Two US Navy SEALs are feared dead after going missing during a nighttime raid off the coast of Somalia more than a week ago.
The pair were helping seize Iranian warheads for missiles being sent to Yemen when they were lost at sea, US Central Command, or CENTCOM, said in a statement on Tuesday.
The Associated Press reported last week, citing unnamed US officials, that the pair were climbing aboard a vessel when high waves knocked one into the water. The second SEAL, following protocol, jumped in to help, it said. Both vanished.
Search-and-rescue operations for the two SEALs were still ongoing as of Friday morning, a defense official told Business Insider.
Though rescuers have not yet given up the search, experts have said their chances of survival are very slim.
Such an accident is extremely rare, a military analyst and three retired Navy officers said.
“It’s not something that happens often,” Joe Buccino, former director of communications at CENTCOM, told BI.
Still, he said that SEALs are deployed on these kinds of dangerous missions “and when you’ve got speed and they’re operating at sea, sometimes something tragic happens.”
“It’s a tough situation. They’re trained to the highest level,” he added.
Bradley Martin, a retired surface-warfare captain who served in the Navy for 30 years, said he had to deal with man-overboard situations during his career, “but none that I can recall involved SEALs in operations,” he said.
SEAL operations at sea are “high risk,” he added, but SEALs “receive considerable training prior to attempting these, with the result that losses are comparatively rare.”
Past fallen SEALs
The Veteran Tributes website lists 140 Navy SEALs who were either killed in action or died on duty since its creation in 1962.
Over the years, the US Navy has experienced several incidents of SEALs lost at sea during overseas operations.
Four were lost in a rain squall off the coast of Grenada during the US invasion of the Caribbean island in 1983. Their bodies were never recovered, according to the National Navy SEAL Museum.
In 1989, four SEALs were killed during an invasion of Panama. They were on a mission to disable the boat of the then-Panama president, the National Navy SEAL Museum said.
And in 2013, Matthew John Leathers, a 33-year-old special warfare operator 1st class, went missing at sea following training exercises off the coast of Hawaii, per the Daily Democrat.
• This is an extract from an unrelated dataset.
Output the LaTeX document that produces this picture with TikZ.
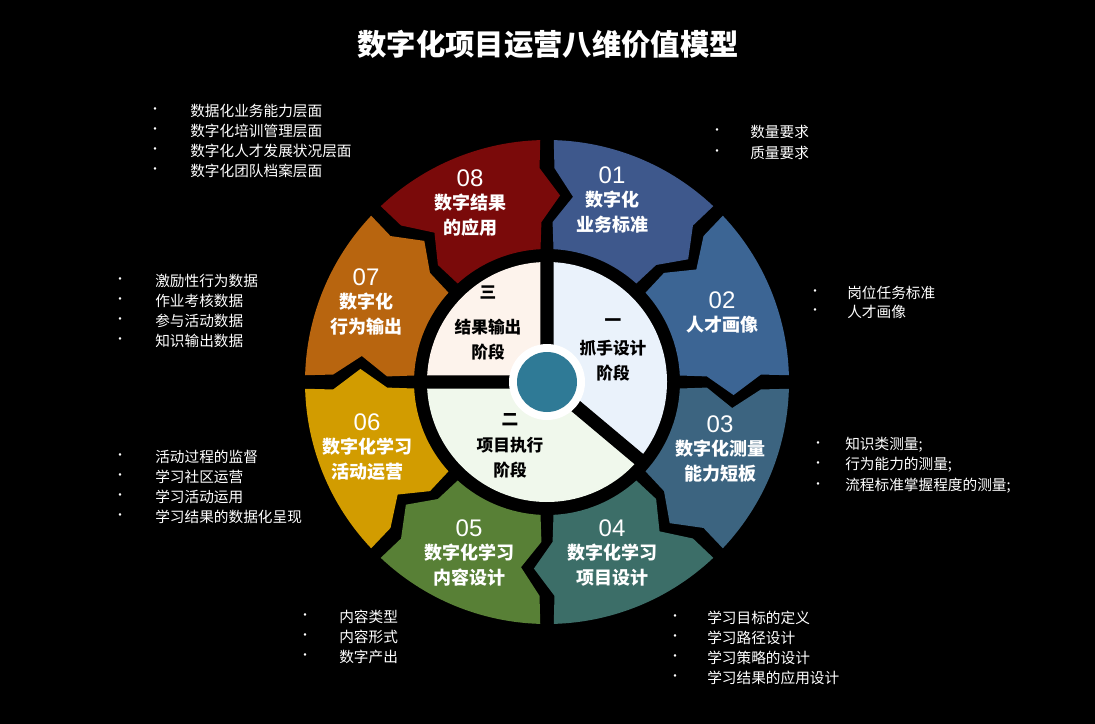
\documentclass[tikz,border=0pt]{standalone}
\usepackage{fontspec}
\setmainfont{Noto Sans CJK SC}
\newfontfamily\numfont{Liberation Sans}
\definecolor{c1}{RGB}{62,88,140}
\definecolor{c2}{RGB}{60,101,148}
\definecolor{c3}{RGB}{60,100,128}
\definecolor{c4}{RGB}{60,110,104}
\definecolor{c5}{RGB}{88,128,54}
\definecolor{c6}{RGB}{210,156,0}
\definecolor{c7}{RGB}{184,101,15}
\definecolor{c8}{RGB}{122,10,10}
\definecolor{s1}{RGB}{234,242,251}
\definecolor{s2}{RGB}{240,248,236}
\definecolor{s3}{RGB}{253,243,236}
\definecolor{hub}{RGB}{47,122,150}
\begin{document}
\begin{tikzpicture}[x=0.75pt,y=-0.75pt,
  num/.style={text=white,font=\numfont\fontsize{18}{20}\selectfont},
  lab/.style={text=white,font=\bfseries\fontsize{13.5}{15}\selectfont},
  inl/.style={text=black,font=\bfseries\fontsize{12.5}{14}\selectfont},
  item/.style={text=white,anchor=west,font=\fontsize{11}{13}\selectfont,inner sep=0pt},
  dot/.style={text=white,font=\fontsize{9}{10}\selectfont,inner sep=0pt}]
\fill[black] (0,0) rectangle (1095,724);
\useasboundingbox (0,0) rectangle (1095,724);
\node[text=white,font=\bfseries\fontsize{22}{24}\selectfont] (title) at (548,44) {数字化项目运营八维价值模型};
\newcommand\seg[3]{%
 \pgfmathsetmacro\Aa{#1-1.6}\pgfmathsetmacro\Ab{#1-2}\pgfmathsetmacro\Ac{#1-8}\pgfmathsetmacro\Ad{#1-2.8}%
 \pgfmathsetmacro\Ba{#2+1.6}\pgfmathsetmacro\Bb{#2+2}\pgfmathsetmacro\Bc{#2-4}\pgfmathsetmacro\Bd{#2+2.8}%
 \fill[#3] (\Aa:242) arc[start angle=\Aa,end angle=\Ba,radius=242]
  -- (\Bb:214) -- (\Bc:187) -- (\Bb:160) -- (\Bd:133)
  arc[start angle=\Bd,end angle=\Ad,radius=133]
  -- (\Ab:160) -- (\Ac:187) -- (\Ab:214) -- cycle;}
\begin{scope}[shift={(547,382)},yscale=-1]
\seg{90}{45}{c1}
\seg{45}{0}{c2}
\seg{0}{-45}{c3}
\seg{-45}{-90}{c4}
\seg{-90}{-135}{c5}
\seg{-135}{-180}{c6}
\seg{180}{135}{c7}
\seg{135}{90}{c8}
\fill[s1] (0,0) -- (90:120) arc[start angle=90,end angle=-40,radius=120] -- cycle;
\fill[s2] (0,0) -- (-40:120) arc[start angle=-40,end angle=-180,radius=120] -- cycle;
\fill[s3] (0,0) -- (180:120) arc[start angle=180,end angle=90,radius=120] -- cycle;
\coordinate (o) at (0,0);
\coordinate (b1) at (90:125);\coordinate (b2) at (-40:125);\coordinate (b3) at (180:125);
\draw[black,line width=10pt] (o) -- (b1) (o) -- (b2) (o) -- (b3);
\fill[white] (o) circle[radius=38];
\fill[hub] (o) circle[radius=30];
\end{scope}
\newcommand\lab[6]{\node[num] (n#1) at (#2,#3) {#1};
 \node[lab] (a#1) at (#2,#3+25) {#4};\node[lab] (b#1) at (#2,#3+50) {#5};}
\lab{01}{612}{175}{数字化}{业务标准}{}
\node[num] (n02) at (722,300) {02};\node[lab] (a02) at (722,325) {人才画像};
\lab{03}{720}{424}{数字化测量}{能力短板}{}
\lab{04}{612}{528}{数字化学习}{项目设计}{}
\lab{05}{469}{528}{数字化学习}{内容设计}{}
\lab{06}{367}{422}{数字化学习}{活动运营}{}
\lab{07}{366}{277}{数字化}{行为输出}{}
\lab{08}{470}{178}{数字结果}{的应用}{}
\node[inl] (i1a) at (613,323) {一};\node[inl] (i1b) at (613,348) {抓手设计};\node[inl] (i1c) at (613,373) {阶段};
\node[inl] (i3a) at (488,293) {三};\node[inl] (i3b) at (488,327) {结果输出};\node[inl] (i3c) at (488,352) {阶段};
\node[inl] (i2a) at (510,420) {二};\node[inl] (i2b) at (510,445) {项目执行};\node[inl] (i2c) at (510,470) {阶段};
\newcommand\itm[5]{\node[dot] (d#1) at (#2,#4) {•};\node[item] (t#1) at (#3,#4) {#5};}
\itm{a1}{155}{190}{111}{数据化业务能力层面}
\itm{a2}{155}{190}{131}{数字化培训管理层面}
\itm{a3}{155}{190}{151}{数字化人才发展状况层面}
\itm{a4}{155}{190}{171}{数字化团队档案层面}
\itm{b1}{717}{750}{132}{数量要求}
\itm{b2}{717}{750}{153}{质量要求}
\itm{c1}{815}{847}{293}{岗位任务标准}
\itm{c2}{815}{847}{312}{人才画像}
\itm{e1}{818}{845}{445}{知识类测量;}
\itm{e2}{818}{845}{465}{行为能力的测量;}
\itm{e3}{818}{845}{486}{流程标准掌握程度的测量;}
\itm{f1}{675}{707}{618}{学习目标的定义}
\itm{f2}{675}{707}{638}{学习路径设计}
\itm{f3}{675}{707}{658}{学习策略的设计}
\itm{f4}{675}{707}{678}{学习结果的应用设计}
\itm{g1}{305}{339}{617}{内容类型}
\itm{g2}{305}{339}{637}{内容形式}
\itm{g3}{305}{339}{657}{数字产出}
\itm{h1}{120}{155}{457}{活动过程的监督}
\itm{h2}{120}{155}{477}{学习社区运营}
\itm{h3}{120}{155}{497}{学习活动运用}
\itm{h4}{120}{155}{517}{学习结果的数据化呈现}
\itm{k1}{120}{155}{281}{激励性行为数据}
\itm{k2}{120}{155}{301}{作业考核数据}
\itm{k3}{120}{155}{321}{参与活动数据}
\itm{k4}{120}{155}{341}{知识输出数据}
\end{tikzpicture}
\end{document}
He was never found.
The Navy SEAL Foundation, a Virginia-based nonprofit, has a list of 125 SEAL service members who it says have died since 2002 while on active duty, diplomatic service, or due to service-connected injuries.
Sometimes, no reason is given for their death.
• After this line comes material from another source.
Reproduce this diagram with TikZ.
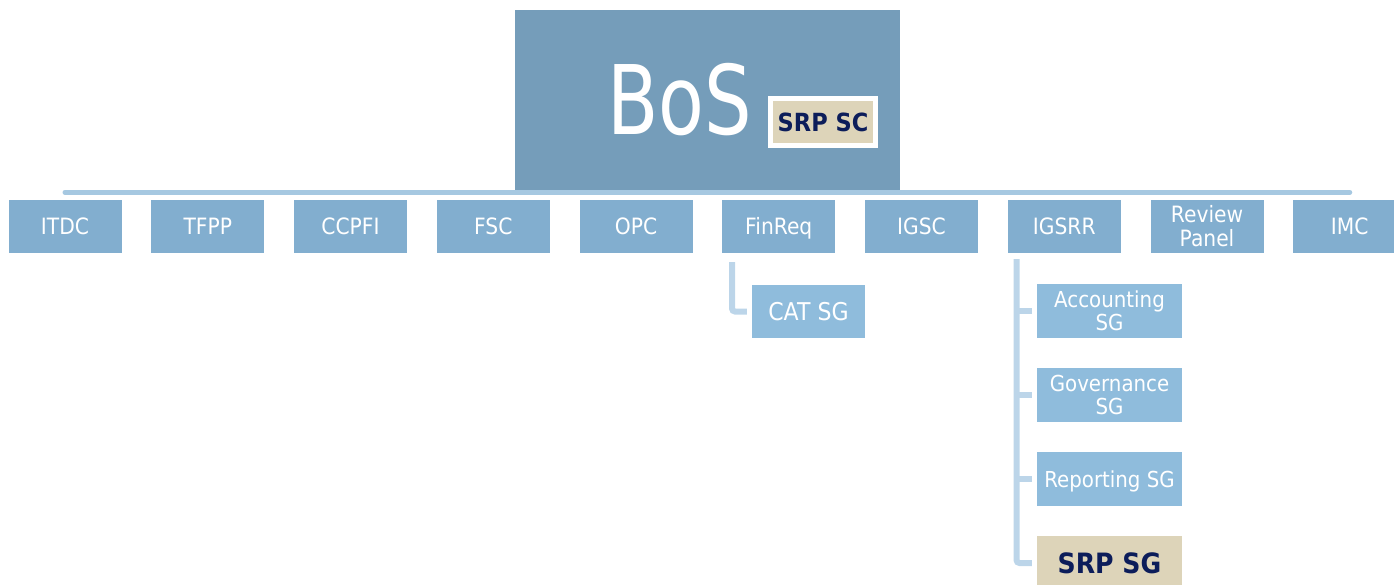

Buccino told BI that some missions are top secret and that the exact number of SEALs lost at sea, dead, or injured during overseas operations is highly classified.
Jack Keller, a Navy SEAL Lieutenant, died at age 29 in February 2023, according to his obituary. No cause of death was given.
Michael Ernst, a veteran Navy SEAL and father of two, also died last year, during free-fall parachute training in Marana, Arizona, according to US Military.com and USNI News.
And SEAL commander Robert Ramirez III, 47, was found dead at his home in California in December. Foul play was not suspected, command officials told The Navy Times.
“Every day, around the globe, on every continent, SEALs are operating for our security, ensuring our way of life,” retired Navy SEAL Master Chief Rick Kaiser, who served in the SEALs for more than 34 years, told Business Insider.
He added: “Most will never know the extent of this training, service, and sacrifice — sometimes at the greatest expense of their lives.”
Losses could be higher
Sam Tangredi, a retired US Navy captain, reiterated that it is “very rare” for a SEAL to be lost at sea.
“I haven’t heard of a similar incident before,” he told BI.
But, he added, “all naval activity at sea is inherently dangerous.”
Those involved have to face tough conditions like being on the lookout while a ship is pitching and rolling in a violent storm, or conducting an amphibious landing at night, Tangredi said.
“People who have never done it cannot possibly grasp how dangerous it is,” he said, adding: “A SEAL hauling themselves aboard a hostile vessel on which some enemy might shoot — that is a task with no margin for error.”
Tangredi also said that, given the dangers they face, “it is surprising that such losses don’t happen more frequently.”